GIVEN TASK: Begin with the line holding "Convert this chart to D3.js code.", end with the line holding "e => color(e.s));", and repeat every line in between exactly, without pictures.

□ □ □

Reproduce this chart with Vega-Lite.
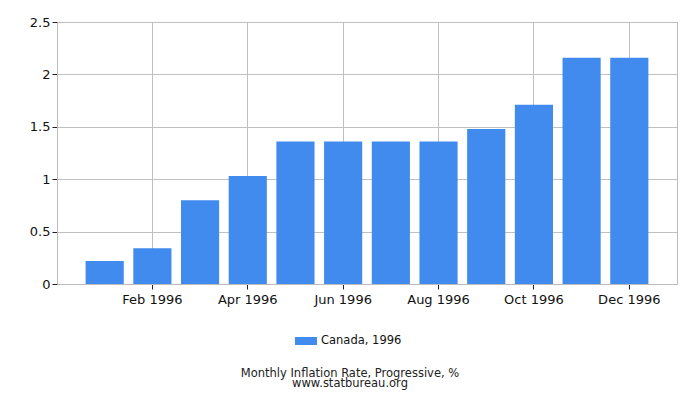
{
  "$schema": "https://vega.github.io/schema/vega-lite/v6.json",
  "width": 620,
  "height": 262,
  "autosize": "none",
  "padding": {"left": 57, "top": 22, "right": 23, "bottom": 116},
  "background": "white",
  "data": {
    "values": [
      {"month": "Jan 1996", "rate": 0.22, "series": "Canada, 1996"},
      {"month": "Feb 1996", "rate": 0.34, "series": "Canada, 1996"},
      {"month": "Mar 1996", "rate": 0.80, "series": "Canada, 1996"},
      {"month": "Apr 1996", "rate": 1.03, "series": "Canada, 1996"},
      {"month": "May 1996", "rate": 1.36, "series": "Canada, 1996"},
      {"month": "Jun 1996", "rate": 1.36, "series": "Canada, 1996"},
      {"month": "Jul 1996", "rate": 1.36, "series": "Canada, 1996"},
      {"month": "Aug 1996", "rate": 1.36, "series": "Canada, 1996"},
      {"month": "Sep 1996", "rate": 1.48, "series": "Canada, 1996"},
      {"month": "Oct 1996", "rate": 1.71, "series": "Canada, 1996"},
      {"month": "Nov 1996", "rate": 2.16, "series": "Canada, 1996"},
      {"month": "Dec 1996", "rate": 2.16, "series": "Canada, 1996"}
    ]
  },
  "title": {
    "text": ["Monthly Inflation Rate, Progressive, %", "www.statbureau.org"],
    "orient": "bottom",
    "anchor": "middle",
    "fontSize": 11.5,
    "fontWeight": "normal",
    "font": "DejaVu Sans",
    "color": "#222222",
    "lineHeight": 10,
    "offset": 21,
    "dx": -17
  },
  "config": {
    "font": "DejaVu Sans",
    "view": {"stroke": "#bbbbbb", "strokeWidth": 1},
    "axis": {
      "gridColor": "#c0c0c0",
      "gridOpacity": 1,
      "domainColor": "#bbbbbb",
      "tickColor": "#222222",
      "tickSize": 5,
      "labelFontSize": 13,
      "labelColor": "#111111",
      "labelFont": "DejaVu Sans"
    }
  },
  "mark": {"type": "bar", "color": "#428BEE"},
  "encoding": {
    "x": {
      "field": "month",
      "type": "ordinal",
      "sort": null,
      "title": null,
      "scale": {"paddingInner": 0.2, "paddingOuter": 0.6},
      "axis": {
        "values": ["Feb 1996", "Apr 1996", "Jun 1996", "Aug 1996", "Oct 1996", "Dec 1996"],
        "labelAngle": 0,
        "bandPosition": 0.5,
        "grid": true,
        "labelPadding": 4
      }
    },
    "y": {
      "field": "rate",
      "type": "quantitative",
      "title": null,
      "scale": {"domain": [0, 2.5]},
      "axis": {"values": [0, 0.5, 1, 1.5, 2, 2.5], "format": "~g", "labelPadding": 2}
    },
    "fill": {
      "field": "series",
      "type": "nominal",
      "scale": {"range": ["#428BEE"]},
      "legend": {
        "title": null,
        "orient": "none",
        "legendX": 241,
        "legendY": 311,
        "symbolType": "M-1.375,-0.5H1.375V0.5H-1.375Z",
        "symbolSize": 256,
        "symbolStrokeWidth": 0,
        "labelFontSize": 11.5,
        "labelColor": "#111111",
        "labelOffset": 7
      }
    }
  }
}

□ □ □

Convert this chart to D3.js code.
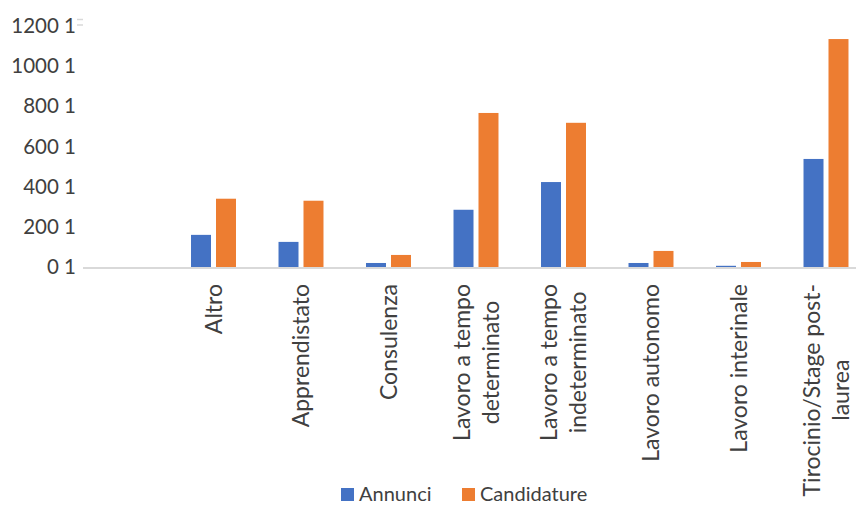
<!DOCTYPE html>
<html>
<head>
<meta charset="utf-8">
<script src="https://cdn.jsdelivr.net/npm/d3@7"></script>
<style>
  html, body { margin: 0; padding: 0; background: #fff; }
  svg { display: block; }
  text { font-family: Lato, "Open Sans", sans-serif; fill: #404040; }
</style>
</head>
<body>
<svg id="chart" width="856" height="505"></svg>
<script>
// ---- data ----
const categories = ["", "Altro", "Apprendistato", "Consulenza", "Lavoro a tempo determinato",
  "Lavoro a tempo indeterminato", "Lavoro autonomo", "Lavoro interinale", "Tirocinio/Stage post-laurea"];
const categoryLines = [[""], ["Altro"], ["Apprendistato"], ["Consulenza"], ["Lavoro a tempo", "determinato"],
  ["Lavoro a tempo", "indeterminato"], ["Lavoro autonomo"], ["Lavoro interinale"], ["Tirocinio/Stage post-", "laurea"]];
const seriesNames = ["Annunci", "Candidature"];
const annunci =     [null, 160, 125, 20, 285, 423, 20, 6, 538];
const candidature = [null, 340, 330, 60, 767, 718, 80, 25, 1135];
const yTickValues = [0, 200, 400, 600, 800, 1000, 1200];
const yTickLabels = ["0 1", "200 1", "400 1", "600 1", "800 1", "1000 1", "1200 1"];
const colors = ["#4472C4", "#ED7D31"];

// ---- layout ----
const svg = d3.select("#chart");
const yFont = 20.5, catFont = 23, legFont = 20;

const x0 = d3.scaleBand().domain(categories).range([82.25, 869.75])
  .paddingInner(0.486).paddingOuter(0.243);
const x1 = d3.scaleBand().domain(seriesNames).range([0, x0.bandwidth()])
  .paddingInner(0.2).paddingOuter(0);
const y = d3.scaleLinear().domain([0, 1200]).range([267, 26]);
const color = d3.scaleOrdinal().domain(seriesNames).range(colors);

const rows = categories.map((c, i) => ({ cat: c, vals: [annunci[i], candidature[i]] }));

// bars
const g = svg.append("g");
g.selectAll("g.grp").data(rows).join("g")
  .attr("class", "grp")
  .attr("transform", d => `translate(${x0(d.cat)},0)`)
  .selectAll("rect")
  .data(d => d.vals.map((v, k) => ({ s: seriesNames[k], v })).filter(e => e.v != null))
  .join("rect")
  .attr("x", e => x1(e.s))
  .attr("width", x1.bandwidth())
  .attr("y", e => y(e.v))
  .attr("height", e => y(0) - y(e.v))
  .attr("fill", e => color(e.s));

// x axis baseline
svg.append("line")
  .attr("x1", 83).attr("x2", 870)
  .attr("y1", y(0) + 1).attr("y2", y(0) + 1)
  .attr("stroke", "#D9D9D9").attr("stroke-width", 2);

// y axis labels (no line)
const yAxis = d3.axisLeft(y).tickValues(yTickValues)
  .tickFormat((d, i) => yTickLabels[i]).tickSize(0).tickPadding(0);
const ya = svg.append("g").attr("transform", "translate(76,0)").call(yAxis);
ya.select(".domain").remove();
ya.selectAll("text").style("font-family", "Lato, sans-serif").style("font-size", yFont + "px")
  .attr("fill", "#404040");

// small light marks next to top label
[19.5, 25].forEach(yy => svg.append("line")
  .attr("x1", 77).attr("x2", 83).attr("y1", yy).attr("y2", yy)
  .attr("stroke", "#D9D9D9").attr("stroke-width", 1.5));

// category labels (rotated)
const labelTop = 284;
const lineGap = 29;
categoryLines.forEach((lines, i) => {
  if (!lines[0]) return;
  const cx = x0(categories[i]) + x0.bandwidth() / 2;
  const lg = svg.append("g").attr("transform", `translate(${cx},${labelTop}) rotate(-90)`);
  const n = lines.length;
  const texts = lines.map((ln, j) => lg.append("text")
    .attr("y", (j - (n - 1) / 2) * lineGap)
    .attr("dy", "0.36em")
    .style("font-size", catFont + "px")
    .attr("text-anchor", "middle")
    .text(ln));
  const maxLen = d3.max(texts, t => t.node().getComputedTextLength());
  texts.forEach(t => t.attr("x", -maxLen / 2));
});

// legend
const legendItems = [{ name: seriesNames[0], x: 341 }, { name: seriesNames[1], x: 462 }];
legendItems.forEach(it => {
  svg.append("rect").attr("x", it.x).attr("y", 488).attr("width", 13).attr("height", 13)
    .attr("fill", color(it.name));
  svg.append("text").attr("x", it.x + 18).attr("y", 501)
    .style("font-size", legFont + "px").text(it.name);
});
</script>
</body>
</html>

□ □ □

RESPONSE TO THIS TASK:
Convert this chart to D3.js code.
<!DOCTYPE html>
<html>
<head>
<meta charset="utf-8">
<script src="https://cdn.jsdelivr.net/npm/d3@7"></script>
<style>
  html, body { margin: 0; padding: 0; background: #fff; }
  svg { display: block; }
  text { font-family: Lato, "Open Sans", sans-serif; fill: #404040; }
</style>
</head>
<body>
<svg id="chart" width="856" height="505"></svg>
<script>
// ---- data ----
const categories = ["", "Altro", "Apprendistato", "Consulenza", "Lavoro a tempo determinato",
  "Lavoro a tempo indeterminato", "Lavoro autonomo", "Lavoro interinale", "Tirocinio/Stage post-laurea"];
const categoryLines = [[""], ["Altro"], ["Apprendistato"], ["Consulenza"], ["Lavoro a tempo", "determinato"],
  ["Lavoro a tempo", "indeterminato"], ["Lavoro autonomo"], ["Lavoro interinale"], ["Tirocinio/Stage post-", "laurea"]];
const seriesNames = ["Annunci", "Candidature"];
const annunci =     [null, 160, 125, 20, 285, 423, 20, 6, 538];
const candidature = [null, 340, 330, 60, 767, 718, 80, 25, 1135];
const yTickValues = [0, 200, 400, 600, 800, 1000, 1200];
const yTickLabels = ["0 1", "200 1", "400 1", "600 1", "800 1", "1000 1", "1200 1"];
const colors = ["#4472C4", "#ED7D31"];

// ---- layout ----
const svg = d3.select("#chart");
const yFont = 20.5, catFont = 23, legFont = 20;

const x0 = d3.scaleBand().domain(categories).range([82.25, 869.75])
  .paddingInner(0.486).paddingOuter(0.243);
const x1 = d3.scaleBand().domain(seriesNames).range([0, x0.bandwidth()])
  .paddingInner(0.2).paddingOuter(0);
const y = d3.scaleLinear().domain([0, 1200]).range([267, 26]);
const color = d3.scaleOrdinal().domain(seriesNames).range(colors);

const rows = categories.map((c, i) => ({ cat: c, vals: [annunci[i], candidature[i]] }));

// bars
const g = svg.append("g");
g.selectAll("g.grp").data(rows).join("g")
  .attr("class", "grp")
  .attr("transform", d => `translate(${x0(d.cat)},0)`)
  .selectAll("rect")
  .data(d => d.vals.map((v, k) => ({ s: seriesNames[k], v })).filter(e => e.v != null))
  .join("rect")
  .attr("x", e => x1(e.s))
  .attr("width", x1.bandwidth())
  .attr("y", e => y(e.v))
  .attr("height", e => y(0) - y(e.v))
  .attr("fill", e => color(e.s));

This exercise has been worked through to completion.